Damit habe sich die Frage der Sicherungsverwahrung aus seiner Sicht erledigt. Die Sicherungsverwahrung ist anders als die Haft keine Strafe für ein Verbrechen. Sie dient dazu, die Allgemeinheit vor Tätern zu schützen, die ihre Strafe verbüßt haben, aber weiter als gefährlich gelten.

Er sei im Laufe des Prozesses oft angesprochen worden, sagt Richter Feldmann. Er wisse, dass die Volksseele sich wünsche, dass Silvio S. „auf Nimmerwiedersehen in einem dunklen Loch verschwinde – oder Schlimmeres“. Aber auch wenn er grausame Taten begangen habe, habe der Angeklagte das Recht auf ein faires Verfahren. Es sei daher nicht Aufgabe des Gerichts, immer neue Gutachter heranzuziehen, bis das Ergebnis allen Prozessbeteiligten oder der Volksseele gefalle.

Die Nebenklage hatte einen Befangenheitsantrag gegen den Gutachter gestellt

Gutachter Matthias Lammel sei einer der renommiertesten forensischen Psychiater in Berlin und Brandenburg. Das Gericht zweifle nicht an seiner Kompetenz. Nebenklage-Anwalt Andreas Schulz, der die Familie des ermordeten Mohamed vertritt, hatte an einem der vorherigen Prozesstage erfolglos einen Befangenheitsantrag gegen den Gutachter gestellt.

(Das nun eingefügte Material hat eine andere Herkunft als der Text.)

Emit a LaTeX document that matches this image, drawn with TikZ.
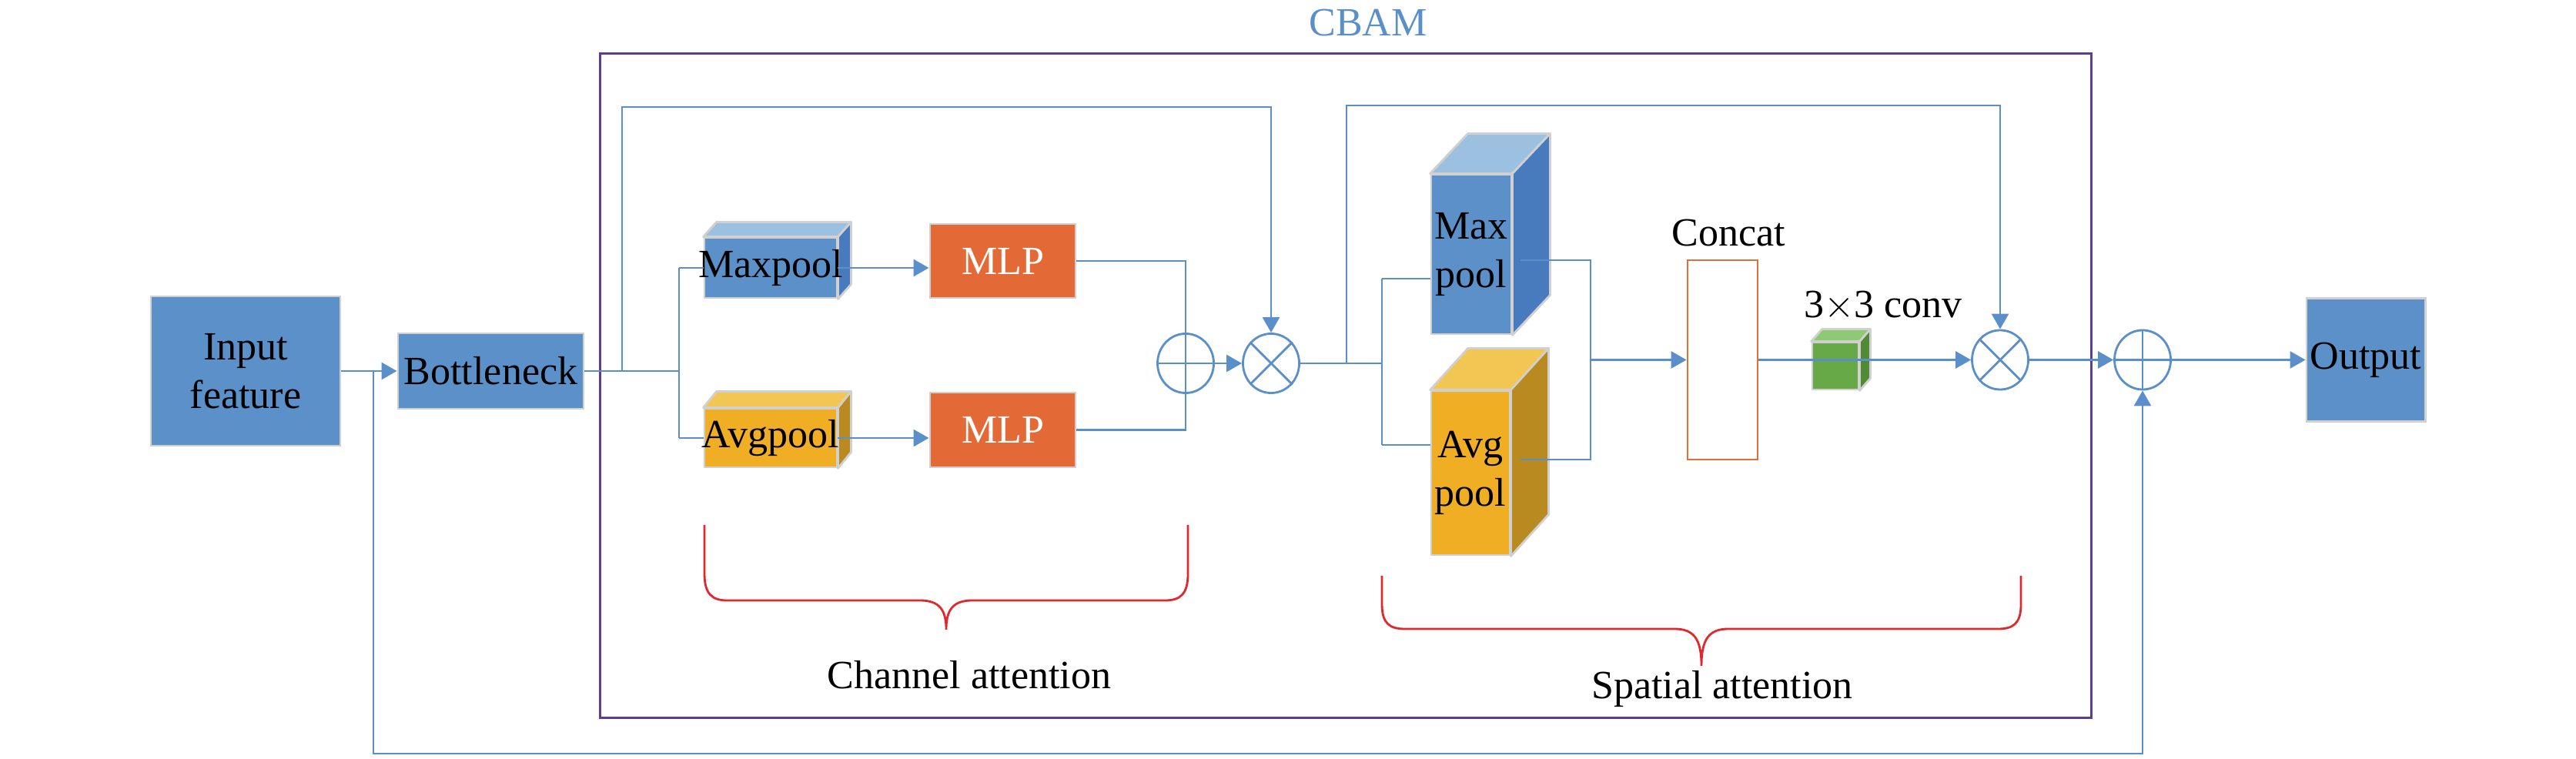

Er wolle am letzten von sieben Prozesstagen das Augenmerk auf die Opfer und die Familien legen, sagte Richter Feldmann bei seiner Urteilsverkündung, zu der auch die Mutter des getöteten Elias erstmals im Gerichtssaal erschien. Der Fall habe großes Mitgefühl ausgelöst. „Das, was Sie diesen Jungen und ihren Familien angetan haben, ist an niemandem spurlos vorüber gegangen“, sagte er zu Silvio S. Der nahm das Urteil unbewegt zu Kenntnis.